Multi-Scale Context Aggregation By Dilated Convolutions

The semantic segmentation task in computer vision involves partitioning an image into a set of multiple non-overlapping and semantically interpretable regions. This entails assigning pixel-wise class labels to the entire image, making it a dense prediction task. Owing to the massive improvements in image classification performance achieved by CNNs over the recent years, there have been several works which successfully repurpose these popular image classification CNN architectures for dense prediction tasks. This paper questions this approach, and instead investigates if modules specifically designed for a dense prediction task would improve the segmentation performance even further. Unlike image classification networks which aggregate multi-scale contextual information through successive downsampling operations to obtain a global prediction, a dense prediction task like semantic segmentation requires “multi-scale contextual reasoning in combination with full-resolution output”. % However, increasing the receptive field of the convolution operator comes at the cost of more parameters. The authors therefore propose using the dilated convolution operator to address this. To this end, this paper makes threefold contributions: (a) a generalized form of the convolution operator to account for dilation, (b) a multi-scale context aggregation module that relies on dilated convolution, and (c) a simiplified front-end module which gets rid of “vestigial components” carried over from image classification networks.

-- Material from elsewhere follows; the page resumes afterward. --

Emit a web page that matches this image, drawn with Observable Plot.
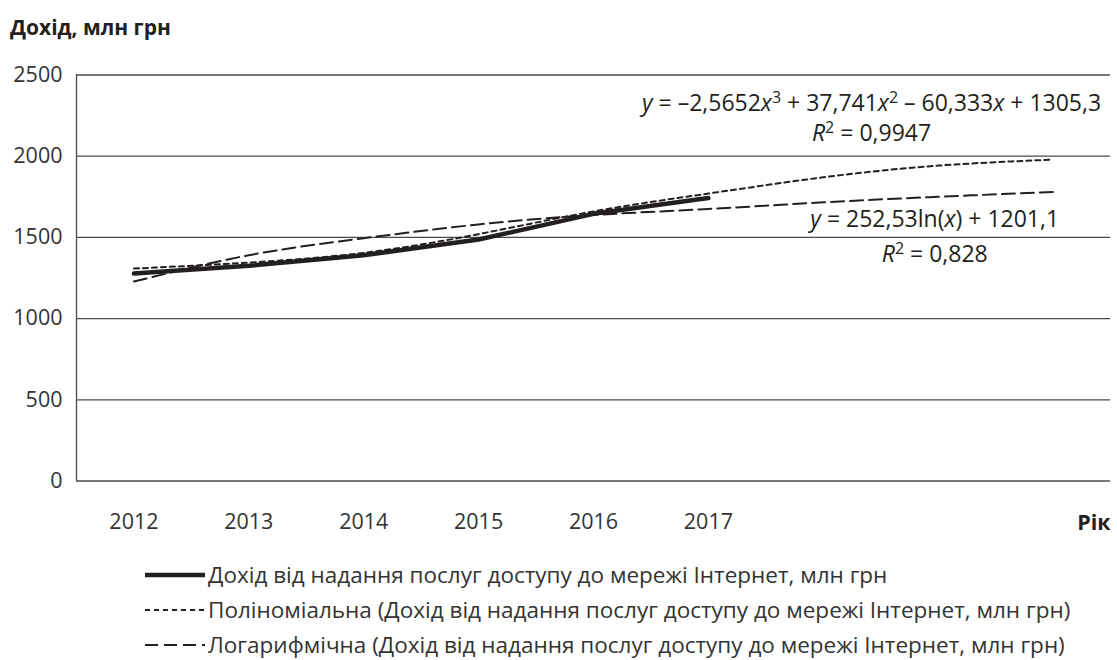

A dilated convolution operation with dilation factor $l$ performs the convolution operation by placing non-zero weights every $l^{\mathrm{th}}$ index in the kernel, and zero otherwise. The multi-scale context aggregation module has 7 convolutional layers, the first 6 of which apply $3 \times 3$ convolutions with exponentially increasing dilation rates followed by a $1 \times 1$ convolution. This enables the receptive field to grow exponentially while the parameter count grows only linearly. They also use an identity initialization scheme for the layers’ weights, where the initial kernel weights are set so as to simply pass a layer’s output onto the next. Finally, the front-end module is a simplified version of the VGG-16 architecture, where they remove the last 2 pooling and striding layers as well as the padding of the intermediate features. For every pooling operation that they remove, they dilate the subsequent convolutions by a factor of 2. The front-end module is trained on the training set of the PASCAL VOC 2012 dataset (VOC hereafter) along with additional annotations from a different source. Comparing its performance to FCN-8s and DeepLab on the VOC test set, the front-end module outperforms both by over $5%$ in mean IoU, and also outperforms modified versions of DeepLab which use multi-scale inputs and dense CRFs for structured prediction. The front-end module was then trained on a combination of VOC and Microsoft COCO dataset, improving the accuracy even further. Next, two versions of the context aggregation module (basic and large; large has more channels in deeper layers) were attached to this front-end module and ablation studies were conducted with and without these modules as well as structured prediction models, CRFs and CRF-RNNs. The results show that the context module always improves performance, and the larger module more so. Finally, in a comparison with other SOTA models, it is shown that while the proposed large context module with CRF-RNN outperforms all competing models, using just the large context module alone outperforms a DeepLab model with CRF.

This paper presents an elegant solution to the problem of global context aggregation, and provides empirical evidence in favor of it through extensive evaluation and ablation studies on a popular dataset. Certain things could have been clearer, such as the initialization scheme and how the front-end module makes full-resolution segmentation predictions without CRFs. A drawback of this approach, as pointed out by the authors, is that it relies on pretraining of certain components.

This summary was written in Fall 2020 as a part of the CMPT 757 Frontiers of Visual Computing course.